Let’s face it: Whether your children are starting preschool or high school, it would be a lot easier to just wait a decade or two to organize the nest — after it’s empty.
But if you can’t stand to hold out that long, productivity consultant Jan Jasper will come to your rescue. Getting organized can do even more for your mind than it does for your closets, says Jasper, author of Take Back Your Time (St. Martin’s Press).
“When your home is organized, it becomes an effective base of operations and a relaxing refuge,” she adds. “When it’s not, it’s an obstacle course.” Amen.
Check out these back-to-school cleaning-and-organizing tips from Jasper and Georgene Lockwood, author of The Complete Idiot’s Guide to Organizing Your Life (Macmillan).
PLAN AHEAD FOR SUCCESS
• Set up “School Central.” Using brightly-colored folders or containers, organize a simple filing system for school papers, artwork, etc. Make the area kid-friendly. If adding “Cat in The Hat” stickers to folders makes your kids want to file their stuff, why not? And rather than saving this year’s artwork, let your child choose his or her favorites. Then send the rest to family or use it for gift wrap.
• Set up “Operations Central,” too. Every family needs a place for processing mail and paying bills, says Jasper. And it shouldn’t be the kitchen table. Select an uncluttered space and stock with a calendar, scissors, pencils, pens, highlighter, tape, stapler, etc. Your workspace must be near the phone, since many papers can be eliminated with a phone call. You’ll also need a filing cabinet (perhaps on rollers) and a wastebasket.
• Make organizing fun. Buy colorful baskets or plastic boxes for storing kids’ toys. Label the boxes for older kids and use pictures for tots, so all can see where things goes. (At one point, we had at least 1,957 Erector Set pieces at our house. Without those boxes, who knows what we might have tripped over on the way to the bathroom.)
• Make closets accessible. Get a jump-start on hectic mornings by positioning closet rods low enough so kids can reach – and hang — their own clothes.
• Cut bathroom clutter. Give each child a different-colored plastic bin to hold personal-care items, and arrange bins on the bathroom shelf. (Another advantage: We won’t get into the whole head-lice issue, but suffice it to say, if kid #1 comes home from school with an itchy scalp, you’ll be glad kid #2 has a separate box for brushes and hair goodies.)
CREATE ROUTINES THAT WORK
• Get the kids involved.
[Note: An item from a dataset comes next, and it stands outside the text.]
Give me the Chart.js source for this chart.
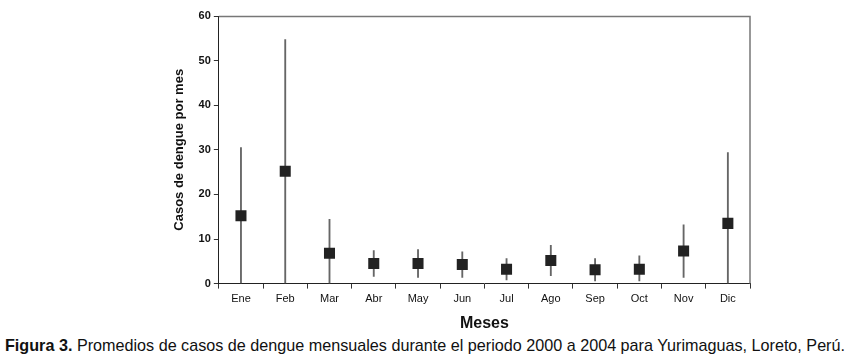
<!DOCTYPE html>
<html>
<head>
<meta charset="utf-8">
<script src="https://cdn.jsdelivr.net/npm/chart.js@4/dist/chart.umd.min.js"></script>
<style>
  html, body { margin: 0; padding: 0; background: #fff; }
  #wrap { position: relative; width: 850px; height: 361px; }
  #c { position: absolute; left: 0; top: 0; }
  #caption { position: absolute; left: 5px; top: 336px; white-space: nowrap;
    font-family: "Liberation Sans", Arial, sans-serif; transform-origin: 0 0;
    font-size: 17px; color: #111; }
  #caption b { font-weight: bold; }
</style>
</head>
<body>
<div id="wrap">
  <canvas id="c" width="850" height="333"></canvas>
  <div id="caption"><b>Figura 3.</b> Promedios de casos de dengue mensuales durante el periodo 2000 a 2004 para Yurimaguas, Loreto, Perú.</div>
</div>
<script>
const months = ["Ene","Feb","Mar","Abr","May","Jun","Jul","Ago","Sep","Oct","Nov","Dic"];
const meanCases = [15.2, 25.2, 6.8, 4.5, 4.5, 4.3, 3.2, 5.2, 3.1, 3.2, 7.3, 13.5];
const lowCases  = [0, 0, 0, 1.6, 1.4, 1.4, 0.8, 1.8, 0.6, 0.6, 1.4, 0];
const highCases = [30.5, 54.7, 14.4, 7.4, 7.6, 7.1, 5.6, 8.6, 5.6, 6.2, 13.2, 29.4];
const yTicks = [0, 10, 20, 30, 40, 50, 60];

const cap = document.getElementById('caption');
const w = cap.getBoundingClientRect().width;
cap.style.transform = 'scaleX(' + (840 / w) + ')';

const frame = {
  id: 'frame',
  afterDraw(chart) {
    const {ctx, chartArea: a} = chart;
    ctx.save();
    ctx.strokeStyle = '#777';
    ctx.lineWidth = 1.5;
    ctx.beginPath();
    ctx.moveTo(a.left, a.top + 0.5);
    ctx.lineTo(a.right, a.top + 0.5);
    ctx.lineTo(a.right, a.bottom);
    ctx.stroke();
    ctx.restore();
  }
};

new Chart(document.getElementById('c'), {
  data: {
    labels: months,
    datasets: [
      {
        type: 'line',
        data: meanCases,
        showLine: false,
        pointStyle: 'rect',
        pointRadius: 7.8,
        pointBackgroundColor: '#222',
        pointBorderColor: '#222',
        pointBorderWidth: 0,
        order: 0
      },
      {
        type: 'bar',
        data: months.map((m, i) => [lowCases[i], highCases[i]]),
        backgroundColor: '#666',
        borderWidth: 0,
        barThickness: 1.2,
        order: 1
      }
    ]
  },
  options: {
    responsive: false,
    animation: false,
    layout: { padding: { left: 172, right: 100, top: 16, bottom: 0 } },
    plugins: { legend: { display: false }, tooltip: { enabled: false } },
    scales: {
      x: {
        type: 'category',
        offset: true,
        grid: { display: true, drawOnChartArea: false, offset: true, tickLength: 5, color: '#333' },
        border: { color: '#222', width: 1 },
        ticks: { color: '#111', font: { family: "Liberation Sans, Arial", size: 11 }, padding: 4 },
        title: { display: true, text: 'Meses', color: '#111', font: { family: "Liberation Sans, Arial", size: 16, weight: 'bold' }, padding: { top: 4, bottom: 0 } }
      },
      y: {
        min: 0, max: 60,
        afterBuildTicks(axis) { axis.ticks = yTicks.map(v => ({ value: v })); },
        grid: { display: true, drawOnChartArea: false, tickLength: 5, color: '#333' },
        border: { color: '#222', width: 1 },
        ticks: { color: '#111', font: { family: "Liberation Sans, Arial", size: 11, weight: 'bold' }, padding: 3 },
        title: { display: true, text: 'Casos de dengue por mes', color: '#111', font: { family: "Liberation Sans, Arial", size: 13, weight: 'bold' }, padding: { top: 0, bottom: 8 } }
      }
    }
  },
  plugins: [frame]
});
</script>
</body>
</html>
Have a weekly chore list, posted on the fridge, and assign everyone tasks. (Rotate jobs so one person isn’t always stuck cleaning out the cat box.) Even preschoolers can help by picking up clothes and toys, or clearing the table.
• Use rewards — and consequences. Post a list of choices for a weekly family reward for a job well done: family video night, pizza night — whatever lights a fire under your cleaning crew. If your helpers don’t follow through, don’t do the job for them, says Lockwood. “The deal I made with the girls was ‘No TV until the chores are done,’” she says. “Sometimes, there was no TV.”
• Minimize morning madness. Fold and store entire outfits together in your kid’s drawer. In the morning, just grab an outfit. Or re-pack backpacks at night and place them by the front door to cut down on late-for-school craziness.
AIM FOR FUN, NOT PERFECTION
Pile on the praise and try to keep your sense of humor, say our experts. Both go a long way toward making kids want to help. Notice the little things your family does, Lockwood suggests and celebrate them. “Put up a banner. Or go for a picnic or special day trip.”
Most important: Hang up that Supermom cape right now. “Being less of a perfectionist about keeping a perfect home will give you more time to enjoy life,” says Jasper.